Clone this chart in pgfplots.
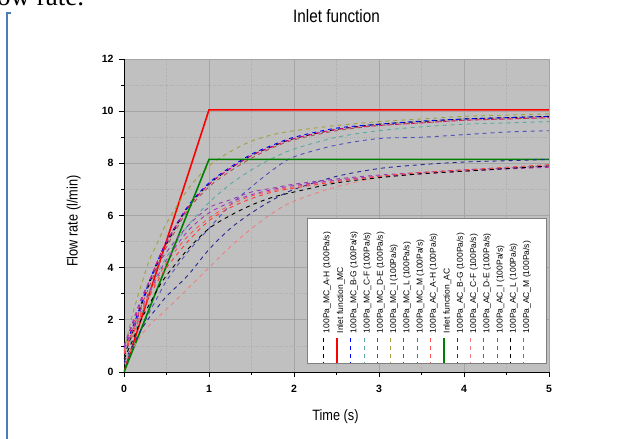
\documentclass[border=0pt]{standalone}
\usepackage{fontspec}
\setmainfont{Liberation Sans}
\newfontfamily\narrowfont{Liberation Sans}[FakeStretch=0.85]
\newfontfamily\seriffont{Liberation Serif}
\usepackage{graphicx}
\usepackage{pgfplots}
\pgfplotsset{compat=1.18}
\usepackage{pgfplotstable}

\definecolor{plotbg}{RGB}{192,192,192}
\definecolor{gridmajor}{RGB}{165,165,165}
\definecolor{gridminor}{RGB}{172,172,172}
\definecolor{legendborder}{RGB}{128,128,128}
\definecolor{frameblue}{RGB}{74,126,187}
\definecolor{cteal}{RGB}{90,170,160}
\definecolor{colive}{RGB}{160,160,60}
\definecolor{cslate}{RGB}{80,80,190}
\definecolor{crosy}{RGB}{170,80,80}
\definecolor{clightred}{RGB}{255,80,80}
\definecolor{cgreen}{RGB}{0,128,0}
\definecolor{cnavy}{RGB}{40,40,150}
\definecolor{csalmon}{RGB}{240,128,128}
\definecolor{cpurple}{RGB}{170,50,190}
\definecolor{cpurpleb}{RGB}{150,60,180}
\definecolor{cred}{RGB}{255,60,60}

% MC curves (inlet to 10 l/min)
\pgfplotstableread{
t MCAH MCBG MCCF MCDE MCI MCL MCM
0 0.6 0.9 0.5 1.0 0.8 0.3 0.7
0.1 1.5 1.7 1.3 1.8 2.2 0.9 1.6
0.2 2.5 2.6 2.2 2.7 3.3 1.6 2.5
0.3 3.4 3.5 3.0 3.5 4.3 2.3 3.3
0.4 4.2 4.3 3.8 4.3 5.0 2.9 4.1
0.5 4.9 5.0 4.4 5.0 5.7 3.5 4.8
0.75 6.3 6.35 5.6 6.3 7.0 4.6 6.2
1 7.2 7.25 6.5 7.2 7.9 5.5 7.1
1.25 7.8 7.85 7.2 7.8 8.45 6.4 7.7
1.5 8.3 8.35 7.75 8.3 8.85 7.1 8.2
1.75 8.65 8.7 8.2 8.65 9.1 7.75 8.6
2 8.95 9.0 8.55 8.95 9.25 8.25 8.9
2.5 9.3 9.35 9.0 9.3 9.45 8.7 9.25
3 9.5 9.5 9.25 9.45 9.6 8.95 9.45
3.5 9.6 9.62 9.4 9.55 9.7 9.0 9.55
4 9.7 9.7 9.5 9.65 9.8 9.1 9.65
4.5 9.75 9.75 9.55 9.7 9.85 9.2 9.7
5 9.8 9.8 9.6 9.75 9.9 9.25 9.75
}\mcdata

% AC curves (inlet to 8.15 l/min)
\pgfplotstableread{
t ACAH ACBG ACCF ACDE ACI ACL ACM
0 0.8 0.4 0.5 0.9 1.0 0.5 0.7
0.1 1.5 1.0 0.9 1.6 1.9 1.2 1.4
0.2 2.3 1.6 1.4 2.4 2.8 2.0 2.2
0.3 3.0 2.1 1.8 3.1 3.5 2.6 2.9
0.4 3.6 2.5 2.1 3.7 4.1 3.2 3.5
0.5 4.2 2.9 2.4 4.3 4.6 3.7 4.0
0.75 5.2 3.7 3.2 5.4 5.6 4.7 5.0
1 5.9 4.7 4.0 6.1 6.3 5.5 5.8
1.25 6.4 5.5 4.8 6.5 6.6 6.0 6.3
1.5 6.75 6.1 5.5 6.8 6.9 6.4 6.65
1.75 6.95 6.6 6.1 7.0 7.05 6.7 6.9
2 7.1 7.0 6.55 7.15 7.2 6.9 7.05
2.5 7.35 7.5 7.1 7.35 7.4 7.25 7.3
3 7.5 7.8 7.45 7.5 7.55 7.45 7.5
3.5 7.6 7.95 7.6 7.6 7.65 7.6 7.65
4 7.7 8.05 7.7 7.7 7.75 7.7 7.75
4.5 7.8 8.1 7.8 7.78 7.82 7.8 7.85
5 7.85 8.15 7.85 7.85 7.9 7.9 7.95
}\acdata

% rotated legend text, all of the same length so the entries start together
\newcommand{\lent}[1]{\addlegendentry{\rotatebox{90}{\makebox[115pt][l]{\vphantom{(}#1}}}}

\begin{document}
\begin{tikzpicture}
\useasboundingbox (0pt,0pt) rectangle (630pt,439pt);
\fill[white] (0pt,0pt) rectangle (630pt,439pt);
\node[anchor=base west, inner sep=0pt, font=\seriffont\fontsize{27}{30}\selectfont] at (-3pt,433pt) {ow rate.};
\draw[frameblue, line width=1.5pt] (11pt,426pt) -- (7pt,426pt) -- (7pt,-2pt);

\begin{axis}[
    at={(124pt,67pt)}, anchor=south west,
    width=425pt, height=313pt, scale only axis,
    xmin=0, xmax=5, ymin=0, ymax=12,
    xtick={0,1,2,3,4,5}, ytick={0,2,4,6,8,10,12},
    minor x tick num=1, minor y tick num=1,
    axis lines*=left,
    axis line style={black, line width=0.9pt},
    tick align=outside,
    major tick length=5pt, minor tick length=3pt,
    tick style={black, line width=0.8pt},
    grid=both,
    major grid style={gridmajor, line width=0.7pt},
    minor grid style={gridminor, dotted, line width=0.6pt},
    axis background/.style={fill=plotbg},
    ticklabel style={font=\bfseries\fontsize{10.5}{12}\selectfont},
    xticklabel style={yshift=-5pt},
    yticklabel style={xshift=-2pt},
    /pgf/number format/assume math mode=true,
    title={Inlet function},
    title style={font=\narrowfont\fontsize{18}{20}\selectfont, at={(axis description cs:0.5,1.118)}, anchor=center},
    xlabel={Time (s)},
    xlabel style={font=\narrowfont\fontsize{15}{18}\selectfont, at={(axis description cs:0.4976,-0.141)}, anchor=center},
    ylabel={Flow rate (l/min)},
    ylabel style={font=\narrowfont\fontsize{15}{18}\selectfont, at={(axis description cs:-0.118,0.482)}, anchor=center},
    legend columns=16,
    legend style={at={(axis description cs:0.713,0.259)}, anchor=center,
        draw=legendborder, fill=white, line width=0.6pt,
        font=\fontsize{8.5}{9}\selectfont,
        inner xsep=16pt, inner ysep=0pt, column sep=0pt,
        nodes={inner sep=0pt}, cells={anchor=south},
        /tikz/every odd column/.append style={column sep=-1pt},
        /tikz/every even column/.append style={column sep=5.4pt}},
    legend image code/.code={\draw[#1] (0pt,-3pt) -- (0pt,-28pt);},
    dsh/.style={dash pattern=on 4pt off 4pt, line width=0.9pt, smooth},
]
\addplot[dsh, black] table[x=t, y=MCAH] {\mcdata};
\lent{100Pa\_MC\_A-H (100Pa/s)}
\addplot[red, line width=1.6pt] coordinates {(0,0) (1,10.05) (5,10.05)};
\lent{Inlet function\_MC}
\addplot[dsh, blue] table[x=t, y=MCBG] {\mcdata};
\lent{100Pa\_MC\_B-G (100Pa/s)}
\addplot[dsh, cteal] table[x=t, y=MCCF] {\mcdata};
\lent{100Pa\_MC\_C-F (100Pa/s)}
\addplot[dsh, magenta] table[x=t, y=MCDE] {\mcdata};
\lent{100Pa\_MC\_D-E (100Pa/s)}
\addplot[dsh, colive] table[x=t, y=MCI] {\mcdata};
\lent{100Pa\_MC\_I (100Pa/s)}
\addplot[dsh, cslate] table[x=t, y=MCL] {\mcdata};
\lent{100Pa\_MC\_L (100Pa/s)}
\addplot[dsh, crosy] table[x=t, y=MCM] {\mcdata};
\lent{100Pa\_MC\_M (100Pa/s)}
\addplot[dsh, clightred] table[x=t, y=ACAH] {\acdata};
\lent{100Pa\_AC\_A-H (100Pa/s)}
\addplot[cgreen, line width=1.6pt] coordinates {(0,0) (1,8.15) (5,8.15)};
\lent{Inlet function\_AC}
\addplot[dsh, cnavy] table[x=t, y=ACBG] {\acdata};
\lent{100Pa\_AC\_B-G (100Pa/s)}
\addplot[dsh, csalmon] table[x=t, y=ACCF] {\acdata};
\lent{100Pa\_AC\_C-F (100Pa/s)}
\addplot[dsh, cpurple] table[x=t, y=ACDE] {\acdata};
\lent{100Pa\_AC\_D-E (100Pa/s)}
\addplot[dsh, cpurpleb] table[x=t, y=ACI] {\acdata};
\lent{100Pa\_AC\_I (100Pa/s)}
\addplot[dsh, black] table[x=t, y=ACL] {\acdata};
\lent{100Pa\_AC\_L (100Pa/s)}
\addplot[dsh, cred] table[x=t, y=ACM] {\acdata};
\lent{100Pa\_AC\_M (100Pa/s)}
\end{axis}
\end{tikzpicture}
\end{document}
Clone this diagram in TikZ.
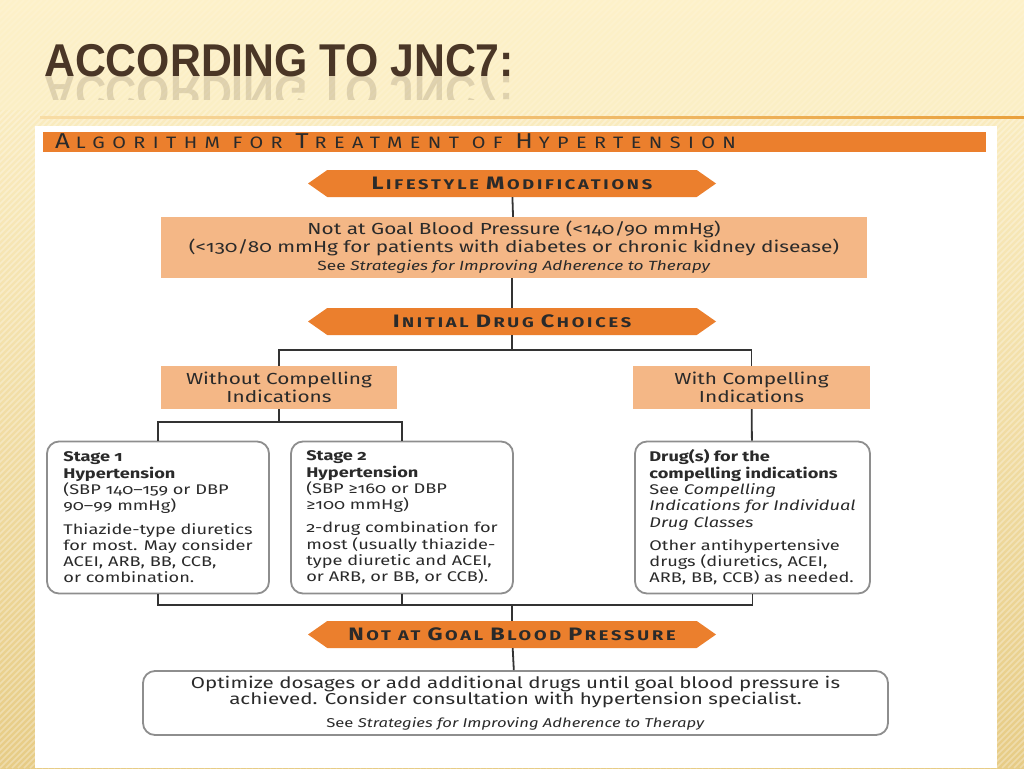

→ **Work instructions**
Select and copy every line of the listing with the word "this".

→ **Solved exercise**
Clone this chart in pgfplots.
Clone this diagram in TikZ.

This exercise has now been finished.